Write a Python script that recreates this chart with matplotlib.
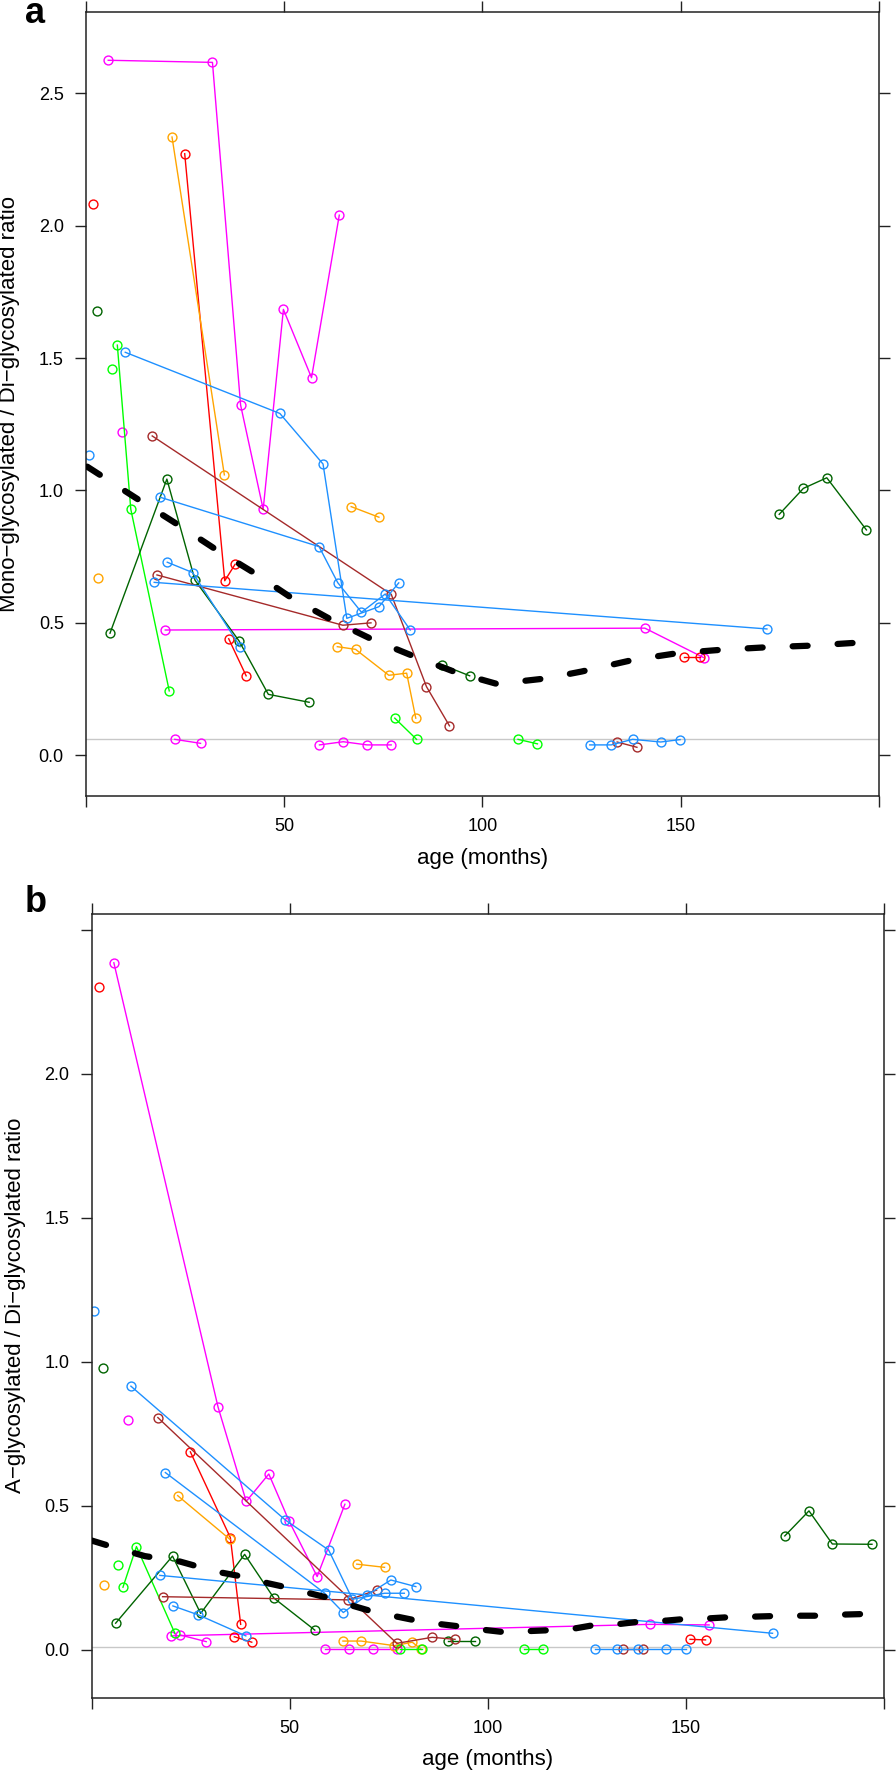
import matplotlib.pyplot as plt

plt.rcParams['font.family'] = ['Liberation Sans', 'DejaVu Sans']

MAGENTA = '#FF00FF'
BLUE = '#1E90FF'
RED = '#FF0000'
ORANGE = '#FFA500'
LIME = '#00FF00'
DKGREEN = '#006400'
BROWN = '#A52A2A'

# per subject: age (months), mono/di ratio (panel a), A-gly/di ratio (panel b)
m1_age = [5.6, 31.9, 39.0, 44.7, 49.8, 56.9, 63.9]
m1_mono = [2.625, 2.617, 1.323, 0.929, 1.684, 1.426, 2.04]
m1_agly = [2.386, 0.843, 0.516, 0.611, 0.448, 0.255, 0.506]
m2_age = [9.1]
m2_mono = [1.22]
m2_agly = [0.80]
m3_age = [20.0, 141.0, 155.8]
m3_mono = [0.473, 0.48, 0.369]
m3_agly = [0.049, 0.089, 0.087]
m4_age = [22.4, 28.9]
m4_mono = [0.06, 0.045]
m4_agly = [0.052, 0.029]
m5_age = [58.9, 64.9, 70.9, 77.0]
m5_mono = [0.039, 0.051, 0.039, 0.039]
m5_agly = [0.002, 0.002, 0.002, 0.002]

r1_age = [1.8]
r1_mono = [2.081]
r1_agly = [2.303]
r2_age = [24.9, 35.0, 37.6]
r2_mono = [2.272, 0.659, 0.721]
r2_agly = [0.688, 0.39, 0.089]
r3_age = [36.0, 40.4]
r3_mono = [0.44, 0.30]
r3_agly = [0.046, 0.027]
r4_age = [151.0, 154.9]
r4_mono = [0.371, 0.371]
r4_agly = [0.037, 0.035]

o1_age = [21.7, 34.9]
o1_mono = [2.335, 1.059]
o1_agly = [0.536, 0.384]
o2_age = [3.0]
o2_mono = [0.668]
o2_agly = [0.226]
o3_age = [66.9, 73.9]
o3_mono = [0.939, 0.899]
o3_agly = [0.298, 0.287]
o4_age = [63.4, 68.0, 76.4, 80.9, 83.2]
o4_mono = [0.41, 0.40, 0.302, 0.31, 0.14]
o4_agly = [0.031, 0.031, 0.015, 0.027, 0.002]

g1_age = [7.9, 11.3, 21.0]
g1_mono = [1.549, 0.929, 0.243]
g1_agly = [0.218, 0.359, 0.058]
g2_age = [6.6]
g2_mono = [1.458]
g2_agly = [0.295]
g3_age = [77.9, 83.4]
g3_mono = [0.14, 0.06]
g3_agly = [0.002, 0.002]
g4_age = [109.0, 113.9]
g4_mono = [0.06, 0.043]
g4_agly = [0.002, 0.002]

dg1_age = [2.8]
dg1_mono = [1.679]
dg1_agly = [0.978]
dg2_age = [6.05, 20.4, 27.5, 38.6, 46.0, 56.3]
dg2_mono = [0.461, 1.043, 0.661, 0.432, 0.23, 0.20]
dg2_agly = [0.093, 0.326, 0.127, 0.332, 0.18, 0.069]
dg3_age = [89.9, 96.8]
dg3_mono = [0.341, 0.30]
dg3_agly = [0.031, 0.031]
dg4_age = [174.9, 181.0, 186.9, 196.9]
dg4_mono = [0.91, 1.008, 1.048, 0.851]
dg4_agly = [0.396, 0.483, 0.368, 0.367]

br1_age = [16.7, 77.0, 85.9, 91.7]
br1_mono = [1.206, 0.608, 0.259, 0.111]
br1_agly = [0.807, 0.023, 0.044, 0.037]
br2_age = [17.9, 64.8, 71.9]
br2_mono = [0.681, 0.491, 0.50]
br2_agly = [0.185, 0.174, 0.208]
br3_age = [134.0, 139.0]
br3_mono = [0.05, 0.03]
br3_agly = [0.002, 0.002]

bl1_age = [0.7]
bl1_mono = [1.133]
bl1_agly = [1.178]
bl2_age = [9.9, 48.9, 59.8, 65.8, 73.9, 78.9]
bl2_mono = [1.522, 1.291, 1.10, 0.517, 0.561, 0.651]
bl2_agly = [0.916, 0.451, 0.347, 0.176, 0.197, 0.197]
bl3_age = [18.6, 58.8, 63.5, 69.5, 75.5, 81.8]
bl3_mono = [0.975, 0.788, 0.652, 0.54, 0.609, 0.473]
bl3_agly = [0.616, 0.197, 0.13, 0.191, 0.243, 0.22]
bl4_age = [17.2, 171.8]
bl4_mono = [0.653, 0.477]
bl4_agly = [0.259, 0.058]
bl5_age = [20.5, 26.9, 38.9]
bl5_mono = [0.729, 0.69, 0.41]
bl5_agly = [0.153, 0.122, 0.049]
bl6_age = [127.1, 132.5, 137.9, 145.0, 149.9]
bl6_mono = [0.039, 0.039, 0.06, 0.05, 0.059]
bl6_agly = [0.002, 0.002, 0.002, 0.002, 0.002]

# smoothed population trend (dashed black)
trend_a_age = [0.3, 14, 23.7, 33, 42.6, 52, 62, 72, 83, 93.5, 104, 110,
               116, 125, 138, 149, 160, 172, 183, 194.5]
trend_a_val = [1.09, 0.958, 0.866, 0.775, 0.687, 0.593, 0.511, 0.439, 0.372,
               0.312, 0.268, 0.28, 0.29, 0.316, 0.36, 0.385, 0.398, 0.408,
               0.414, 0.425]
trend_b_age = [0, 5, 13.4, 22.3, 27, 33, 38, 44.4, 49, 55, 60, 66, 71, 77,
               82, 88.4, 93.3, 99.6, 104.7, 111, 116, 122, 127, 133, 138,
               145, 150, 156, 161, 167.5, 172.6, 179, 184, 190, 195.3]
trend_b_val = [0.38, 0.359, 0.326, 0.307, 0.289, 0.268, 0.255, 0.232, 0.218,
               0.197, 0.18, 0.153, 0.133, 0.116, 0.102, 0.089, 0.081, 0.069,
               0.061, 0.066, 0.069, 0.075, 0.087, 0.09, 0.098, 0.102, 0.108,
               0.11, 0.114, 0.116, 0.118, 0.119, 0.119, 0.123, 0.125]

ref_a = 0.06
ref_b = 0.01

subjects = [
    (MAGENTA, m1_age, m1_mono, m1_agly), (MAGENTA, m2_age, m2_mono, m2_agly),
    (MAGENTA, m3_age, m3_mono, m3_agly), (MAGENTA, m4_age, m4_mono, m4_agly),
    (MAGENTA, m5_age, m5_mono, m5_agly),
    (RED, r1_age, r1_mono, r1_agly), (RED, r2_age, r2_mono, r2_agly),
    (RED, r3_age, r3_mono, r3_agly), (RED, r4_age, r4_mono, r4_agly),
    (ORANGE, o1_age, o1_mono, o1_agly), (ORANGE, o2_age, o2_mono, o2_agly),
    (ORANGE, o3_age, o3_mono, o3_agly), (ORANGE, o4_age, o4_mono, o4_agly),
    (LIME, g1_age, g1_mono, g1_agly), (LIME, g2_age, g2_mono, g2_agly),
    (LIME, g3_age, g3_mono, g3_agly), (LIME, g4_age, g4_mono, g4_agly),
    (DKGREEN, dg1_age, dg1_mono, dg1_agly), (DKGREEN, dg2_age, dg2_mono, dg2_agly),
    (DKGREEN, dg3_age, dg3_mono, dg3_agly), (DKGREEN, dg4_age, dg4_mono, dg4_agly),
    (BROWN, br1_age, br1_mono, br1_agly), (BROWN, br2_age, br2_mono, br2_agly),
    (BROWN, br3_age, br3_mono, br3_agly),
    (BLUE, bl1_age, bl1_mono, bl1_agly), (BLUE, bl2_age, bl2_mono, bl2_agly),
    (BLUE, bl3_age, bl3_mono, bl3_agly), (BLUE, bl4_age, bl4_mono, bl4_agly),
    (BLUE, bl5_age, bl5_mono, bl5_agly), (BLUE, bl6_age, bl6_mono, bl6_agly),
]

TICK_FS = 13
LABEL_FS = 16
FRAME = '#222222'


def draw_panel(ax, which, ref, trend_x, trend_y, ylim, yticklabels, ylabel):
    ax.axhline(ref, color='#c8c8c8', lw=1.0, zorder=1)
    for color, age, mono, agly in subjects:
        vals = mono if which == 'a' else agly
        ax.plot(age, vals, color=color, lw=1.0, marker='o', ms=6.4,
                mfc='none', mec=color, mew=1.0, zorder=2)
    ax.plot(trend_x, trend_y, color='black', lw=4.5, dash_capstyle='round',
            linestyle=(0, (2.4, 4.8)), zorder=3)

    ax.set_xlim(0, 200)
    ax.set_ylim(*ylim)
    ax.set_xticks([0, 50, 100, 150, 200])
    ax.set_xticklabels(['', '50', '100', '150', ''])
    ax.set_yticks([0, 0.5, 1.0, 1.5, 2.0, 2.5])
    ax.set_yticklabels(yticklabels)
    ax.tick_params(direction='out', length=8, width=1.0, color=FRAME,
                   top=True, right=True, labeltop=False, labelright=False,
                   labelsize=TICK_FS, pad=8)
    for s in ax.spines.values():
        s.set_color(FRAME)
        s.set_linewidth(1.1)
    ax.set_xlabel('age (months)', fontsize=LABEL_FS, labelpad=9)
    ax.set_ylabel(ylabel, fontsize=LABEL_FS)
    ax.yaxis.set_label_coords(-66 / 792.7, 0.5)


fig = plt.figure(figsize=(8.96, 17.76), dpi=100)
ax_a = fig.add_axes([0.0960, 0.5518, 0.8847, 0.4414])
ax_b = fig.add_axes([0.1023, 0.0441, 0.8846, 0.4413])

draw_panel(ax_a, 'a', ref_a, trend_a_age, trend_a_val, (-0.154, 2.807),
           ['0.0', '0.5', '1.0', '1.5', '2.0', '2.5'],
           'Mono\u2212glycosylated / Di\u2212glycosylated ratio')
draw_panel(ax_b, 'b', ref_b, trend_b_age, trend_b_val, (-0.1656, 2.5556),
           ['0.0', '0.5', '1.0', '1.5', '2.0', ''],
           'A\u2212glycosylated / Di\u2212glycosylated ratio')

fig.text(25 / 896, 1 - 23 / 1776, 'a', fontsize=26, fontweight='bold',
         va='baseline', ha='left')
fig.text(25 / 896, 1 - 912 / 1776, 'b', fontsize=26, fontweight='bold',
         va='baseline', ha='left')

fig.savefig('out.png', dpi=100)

Goal » Go from the first line of the data above to the line containing "plt.rcParams['font.family'] = ['Liberation" and retype exactly those lines, both included, but none of the pictures.

Task answer »
Write a Python script that recreates this chart with matplotlib.
import matplotlib.pyplot as plt

plt.rcParams['font.family'] = ['Liberation Sans', 'DejaVu Sans']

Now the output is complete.